Skip the pictures and extract all of the lines exactly as written.

Supplied information
»»

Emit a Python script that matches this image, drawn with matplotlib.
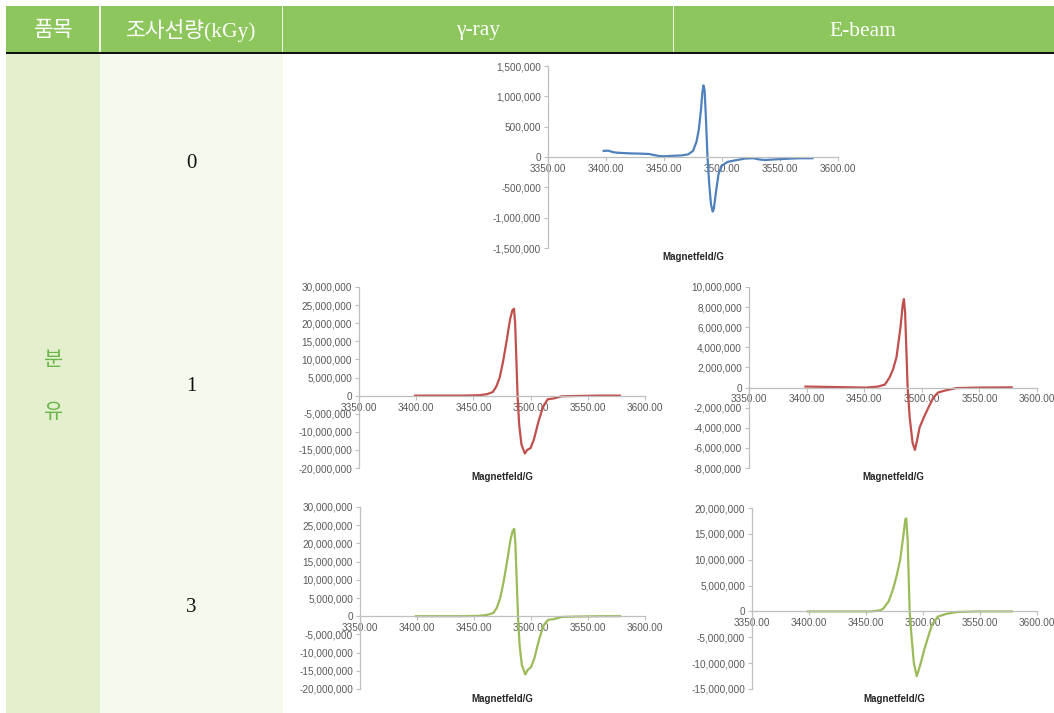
import matplotlib
matplotlib.use("Agg")
import matplotlib.pyplot as plt
from matplotlib.patches import Rectangle
from matplotlib.ticker import FuncFormatter, MultipleLocator

W, H = 1054, 713

# ---------------- data ----------------
header_labels = ["품목", "조사선량(kGy)", "γ-ray", "E-beam"]
item_labels = ["분", "유"]
dose_labels = ["0", "1", "3"]
x_title = "Magnetfeld/G"

# row 0 (0 kGy), blue
x0 = [3398, 3402, 3406, 3410, 3420, 3430, 3437, 3442, 3446, 3450, 3458, 3465, 3471, 3475,
      3478, 3480, 3482, 3483, 3484, 3485, 3486, 3487.5, 3489, 3490.5, 3492, 3493, 3495,
      3497, 3500, 3505, 3510, 3520, 3527, 3532, 3537, 3545, 3555, 3565, 3578]
y0 = [100000, 105000, 80000, 70000, 60000, 55000, 50000, 30000, 15000, 12000, 20000, 25000,
      45000, 100000, 250000, 450000, 800000, 1050000, 1180000, 1100000, 700000, 0, -450000,
      -780000, -900000, -850000, -550000, -280000, -140000, -80000, -60000, -25000, -20000,
      -40000, -50000, -40000, -30000, -22000, -20000]

# row 1 (1 kGy), gamma, red
x1g = [3399, 3420, 3440, 3455, 3462, 3467, 3470, 3473, 3476, 3479, 3482, 3484, 3485.5,
       3486.5, 3488.6, 3490, 3492, 3495, 3497, 3500, 3503, 3507, 3511, 3515, 3520, 3527,
       3540, 3560, 3578]
y1g = [0, 0, 0, 100000, 400000, 1000000, 2500000, 5000000, 9500000, 15000000, 21000000,
       23500000, 24000000, 20000000, 0, -8000000, -13500000, -16000000, -15000000,
       -14500000, -12000000, -7000000, -3000000, -1000000, -800000, -200000, -100000, 0, 0]

# row 1 (1 kGy), E-beam, red
x1e = [3399, 3420, 3440, 3452, 3462, 3468, 3472, 3475, 3478, 3481.5, 3483.5, 3484.5,
       3485.5, 3487.7, 3489.5, 3492, 3494, 3496, 3498, 3502, 3505.7, 3510, 3514, 3520,
       3530, 3550, 3578]
y1e = [100000, 60000, 20000, 0, 100000, 300000, 1000000, 1800000, 3000000, 6000000,
       8300000, 8800000, 7500000, 0, -3000000, -5500000, -6200000, -5200000, -4000000,
       -2900000, -2000000, -1000000, -500000, -300000, -50000, 0, 20000]

# row 2 (3 kGy), gamma, green
x3g = [3399, 3420, 3440, 3455, 3462, 3467, 3470, 3473, 3476, 3479, 3482, 3484, 3485.3,
       3486.3, 3488.6, 3490, 3492, 3495, 3497, 3500, 3503, 3507, 3511, 3515, 3520, 3527,
       3540, 3560, 3578]
y3g = [0, 0, 0, 100000, 400000, 900000, 2300000, 5000000, 9500000, 15000000, 21000000,
       23500000, 24000000, 20000000, 0, -8000000, -13500000, -16000000, -14800000,
       -14000000, -11500000, -6500000, -2500000, -1000000, -800000, -200000, -100000, 0, 0]

# row 2 (3 kGy), E-beam, green
x3e = [3399, 3420, 3440, 3455, 3462, 3465, 3470, 3474, 3477, 3480, 3483, 3484.5, 3485.3,
       3486.5, 3488.3, 3490, 3492, 3494.5, 3496, 3498, 3501, 3504.4, 3508, 3513, 3520,
       3530, 3550, 3578]
y3e = [0, 0, 0, 0, 200000, 500000, 2000000, 4500000, 7000000, 10000000, 15000000,
       17800000, 18000000, 14000000, 0, -5000000, -10000000, -12500000, -11500000,
       -10000000, -7500000, -5000000, -2500000, -1000000, -500000, -100000, 0, 0]

x_ticks = [3350, 3400, 3450, 3500, 3550, 3600]

# ---------------- figure ----------------
fig = plt.figure(figsize=(W / 100, H / 100), dpi=100)
fig.patch.set_facecolor("white")


def frect(x0p, y0p, x1p, y1p, color, z=0):
    fig.patches.append(Rectangle((x0p / W, 1 - y1p / H), (x1p - x0p) / W, (y1p - y0p) / H,
                                 transform=fig.transFigure, facecolor=color,
                                 edgecolor="none", zorder=z))


HEAD_GREEN = "#8cc65c"
frect(6, 6, W, 52.5, HEAD_GREEN)
frect(6, 52.5, 100, 713, "#e4efcd")
frect(100, 52.5, 283, 713, "#f5f9ee")
for sx in [100, 282.5, 673.3]:
    frect(sx - 0.8, 6, sx + 0.8, 52.5, "#f2f8ea", z=1)
frect(6, 52, W, 54, "#111111", z=2)

head_family = ["Liberation Serif", "Noto Sans CJK KR", "DejaVu Serif"]
header_x = [54, 191, 478, 863]
for hx, lab in zip(header_x, header_labels):
    fig.text(hx / W, 1 - 31 / H, lab, ha="center", va="center", color="white",
             fontsize=15.5, family=head_family, fontweight="light")

for iy, lab in zip([360, 412], item_labels):
    fig.text(54 / W, 1 - iy / H, lab, ha="center", va="center", color="#6ab64a",
             fontsize=15, family=["Noto Sans CJK KR", "DejaVu Sans"], fontweight="light")

for dy, lab in zip([163, 386, 607], dose_labels):
    fig.text(191 / W, 1 - dy / H, lab, ha="center", va="center", color="#111111",
             fontsize=15, family=["Liberation Serif", "DejaVu Serif"])

tick_fmt_y = FuncFormatter(lambda v, p: f"{int(round(v)):,}")
tick_fmt_x = FuncFormatter(lambda v, p: f"{v:.2f}")


def chart(px0, py0, px1, py1, xs, ys, color, ymin, ymax, ystep):
    ax = fig.add_axes([px0 / W, 1 - py1 / H, (px1 - px0) / W, (py1 - py0) / H])
    ax.set_facecolor("none")
    ax.plot(xs, ys, color=color, lw=1.6, solid_joinstyle="round")
    ax.set_xlim(3350, 3600)
    ax.set_ylim(ymin, ymax)
    ax.yaxis.set_major_locator(MultipleLocator(ystep))
    ax.set_xticks(x_ticks)
    ax.yaxis.set_major_formatter(tick_fmt_y)
    ax.xaxis.set_major_formatter(tick_fmt_x)
    for s in ["top", "right"]:
        ax.spines[s].set_visible(False)
    ax.spines["bottom"].set_position(("data", 0))
    for s in ["left", "bottom"]:
        ax.spines[s].set_color("#bfbfbf")
        ax.spines[s].set_linewidth(0.9)
    ax.tick_params(axis="both", colors="#bfbfbf", length=3, width=0.8,
                   labelsize=7.2, labelcolor="#595959", pad=2)
    for lab in ax.get_xticklabels() + ax.get_yticklabels():
        lab.set_family(["Liberation Sans", "DejaVu Sans"])
    hpx = py1 - py0
    ax.text(0.5, -9.5 / hpx, x_title, transform=ax.transAxes, ha="center", va="center",
            fontsize=7, fontweight="bold", color="#262626",
            family=["Liberation Sans", "DejaVu Sans"])
    return ax


chart(548, 66, 838, 248, x0, y0, "#4f81bd", -1500000, 1500000, 500000)
chart(359, 287, 645, 468, x1g, y1g, "#c0504d", -20000000, 30000000, 5000000)
chart(749, 287, 1037, 468, x1e, y1e, "#c0504d", -8000000, 10000000, 2000000)
chart(360, 507, 645, 689, x3g, y3g, "#9bbb59", -20000000, 30000000, 5000000)
chart(752, 508, 1037, 689, x3e, y3e, "#9bbb59", -15000000, 20000000, 5000000)

fig.savefig("out.png", dpi=100, facecolor="white")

««

Solution to the exercise
Emit a Python script that matches this image, drawn with matplotlib.
import matplotlib
matplotlib.use("Agg")
import matplotlib.pyplot as plt
from matplotlib.patches import Rectangle
from matplotlib.ticker import FuncFormatter, MultipleLocator

W, H = 1054, 713

# ---------------- data ----------------
header_labels = ["품목", "조사선량(kGy)", "γ-ray", "E-beam"]
item_labels = ["분", "유"]
dose_labels = ["0", "1", "3"]
x_title = "Magnetfeld/G"

# row 0 (0 kGy), blue
x0 = [3398, 3402, 3406, 3410, 3420, 3430, 3437, 3442, 3446, 3450, 3458, 3465, 3471, 3475,
      3478, 3480, 3482, 3483, 3484, 3485, 3486, 3487.5, 3489, 3490.5, 3492, 3493, 3495,
      3497, 3500, 3505, 3510, 3520, 3527, 3532, 3537, 3545, 3555, 3565, 3578]
y0 = [100000, 105000, 80000, 70000, 60000, 55000, 50000, 30000, 15000, 12000, 20000, 25000,
      45000, 100000, 250000, 450000, 800000, 1050000, 1180000, 1100000, 700000, 0, -450000,
      -780000, -900000, -850000, -550000, -280000, -140000, -80000, -60000, -25000, -20000,
      -40000, -50000, -40000, -30000, -22000, -20000]

# row 1 (1 kGy), gamma, red
x1g = [3399, 3420, 3440, 3455, 3462, 3467, 3470, 3473, 3476, 3479, 3482, 3484, 3485.5,
       3486.5, 3488.6, 3490, 3492, 3495, 3497, 3500, 3503, 3507, 3511, 3515, 3520, 3527,
       3540, 3560, 3578]
y1g = [0, 0, 0, 100000, 400000, 1000000, 2500000, 5000000, 9500000, 15000000, 21000000,
       23500000, 24000000, 20000000, 0, -8000000, -13500000, -16000000, -15000000,
       -14500000, -12000000, -7000000, -3000000, -1000000, -800000, -200000, -100000, 0, 0]

# row 1 (1 kGy), E-beam, red
x1e = [3399, 3420, 3440, 3452, 3462, 3468, 3472, 3475, 3478, 3481.5, 3483.5, 3484.5,
       3485.5, 3487.7, 3489.5, 3492, 3494, 3496, 3498, 3502, 3505.7, 3510, 3514, 3520,
       3530, 3550, 3578]
y1e = [100000, 60000, 20000, 0, 100000, 300000, 1000000, 1800000, 3000000, 6000000,
       8300000, 8800000, 7500000, 0, -3000000, -5500000, -6200000, -5200000, -4000000,
       -2900000, -2000000, -1000000, -500000, -300000, -50000, 0, 20000]

# row 2 (3 kGy), gamma, green
x3g = [3399, 3420, 3440, 3455, 3462, 3467, 3470, 3473, 3476, 3479, 3482, 3484, 3485.3,
       3486.3, 3488.6, 3490, 3492, 3495, 3497, 3500, 3503, 3507, 3511, 3515, 3520, 3527,
       3540, 3560, 3578]
y3g = [0, 0, 0, 100000, 400000, 900000, 2300000, 5000000, 9500000, 15000000, 21000000,
       23500000, 24000000, 20000000, 0, -8000000, -13500000, -16000000, -14800000,
       -14000000, -11500000, -6500000, -2500000, -1000000, -800000, -200000, -100000, 0, 0]

# row 2 (3 kGy), E-beam, green
x3e = [3399, 3420, 3440, 3455, 3462, 3465, 3470, 3474, 3477, 3480, 3483, 3484.5, 3485.3,
       3486.5, 3488.3, 3490, 3492, 3494.5, 3496, 3498, 3501, 3504.4, 3508, 3513, 3520,
       3530, 3550, 3578]
y3e = [0, 0, 0, 0, 200000, 500000, 2000000, 4500000, 7000000, 10000000, 15000000,
       17800000, 18000000, 14000000, 0, -5000000, -10000000, -12500000, -11500000,
       -10000000, -7500000, -5000000, -2500000, -1000000, -500000, -100000, 0, 0]

x_ticks = [3350, 3400, 3450, 3500, 3550, 3600]

# ---------------- figure ----------------
fig = plt.figure(figsize=(W / 100, H / 100), dpi=100)
fig.patch.set_facecolor("white")


def frect(x0p, y0p, x1p, y1p, color, z=0):
    fig.patches.append(Rectangle((x0p / W, 1 - y1p / H), (x1p - x0p) / W, (y1p - y0p) / H,
                                 transform=fig.transFigure, facecolor=color,
                                 edgecolor="none", zorder=z))


HEAD_GREEN = "#8cc65c"
frect(6, 6, W, 52.5, HEAD_GREEN)
frect(6, 52.5, 100, 713, "#e4efcd")
frect(100, 52.5, 283, 713, "#f5f9ee")
for sx in [100, 282.5, 673.3]:
    frect(sx - 0.8, 6, sx + 0.8, 52.5, "#f2f8ea", z=1)
frect(6, 52, W, 54, "#111111", z=2)

head_family = ["Liberation Serif", "Noto Sans CJK KR", "DejaVu Serif"]
header_x = [54, 191, 478, 863]
for hx, lab in zip(header_x, header_labels):
    fig.text(hx / W, 1 - 31 / H, lab, ha="center", va="center", color="white",
             fontsize=15.5, family=head_family, fontweight="light")

for iy, lab in zip([360, 412], item_labels):
    fig.text(54 / W, 1 - iy / H, lab, ha="center", va="center", color="#6ab64a",
             fontsize=15, family=["Noto Sans CJK KR", "DejaVu Sans"], fontweight="light")

for dy, lab in zip([163, 386, 607], dose_labels):
    fig.text(191 / W, 1 - dy / H, lab, ha="center", va="center", color="#111111",
             fontsize=15, family=["Liberation Serif", "DejaVu Serif"])

tick_fmt_y = FuncFormatter(lambda v, p: f"{int(round(v)):,}")
tick_fmt_x = FuncFormatter(lambda v, p: f"{v:.2f}")


def chart(px0, py0, px1, py1, xs, ys, color, ymin, ymax, ystep):
    ax = fig.add_axes([px0 / W, 1 - py1 / H, (px1 - px0) / W, (py1 - py0) / H])
    ax.set_facecolor("none")
    ax.plot(xs, ys, color=color, lw=1.6, solid_joinstyle="round")
    ax.set_xlim(3350, 3600)
    ax.set_ylim(ymin, ymax)
    ax.yaxis.set_major_locator(MultipleLocator(ystep))
    ax.set_xticks(x_ticks)
    ax.yaxis.set_major_formatter(tick_fmt_y)
    ax.xaxis.set_major_formatter(tick_fmt_x)
    for s in ["top", "right"]:
        ax.spines[s].set_visible(False)
    ax.spines["bottom"].set_position(("data", 0))
    for s in ["left", "bottom"]:
        ax.spines[s].set_color("#bfbfbf")
        ax.spines[s].set_linewidth(0.9)
    ax.tick_params(axis="both", colors="#bfbfbf", length=3, width=0.8,
                   labelsize=7.2, labelcolor="#595959", pad=2)
    for lab in ax.get_xticklabels() + ax.get_yticklabels():
        lab.set_family(["Liberation Sans", "DejaVu Sans"])
    hpx = py1 - py0
    ax.text(0.5, -9.5 / hpx, x_title, transform=ax.transAxes, ha="center", va="center",
            fontsize=7, fontweight="bold", color="#262626",
            family=["Liberation Sans", "DejaVu Sans"])
    return ax


chart(548, 66, 838, 248, x0, y0, "#4f81bd", -1500000, 1500000, 500000)
chart(359, 287, 645, 468, x1g, y1g, "#c0504d", -20000000, 30000000, 5000000)
chart(749, 287, 1037, 468, x1e, y1e, "#c0504d", -8000000, 10000000, 2000000)
chart(360, 507, 645, 689, x3g, y3g, "#9bbb59", -20000000, 30000000, 5000000)
chart(752, 508, 1037, 689, x3e, y3e, "#9bbb59", -15000000, 20000000, 5000000)

fig.savefig("out.png", dpi=100, facecolor="white")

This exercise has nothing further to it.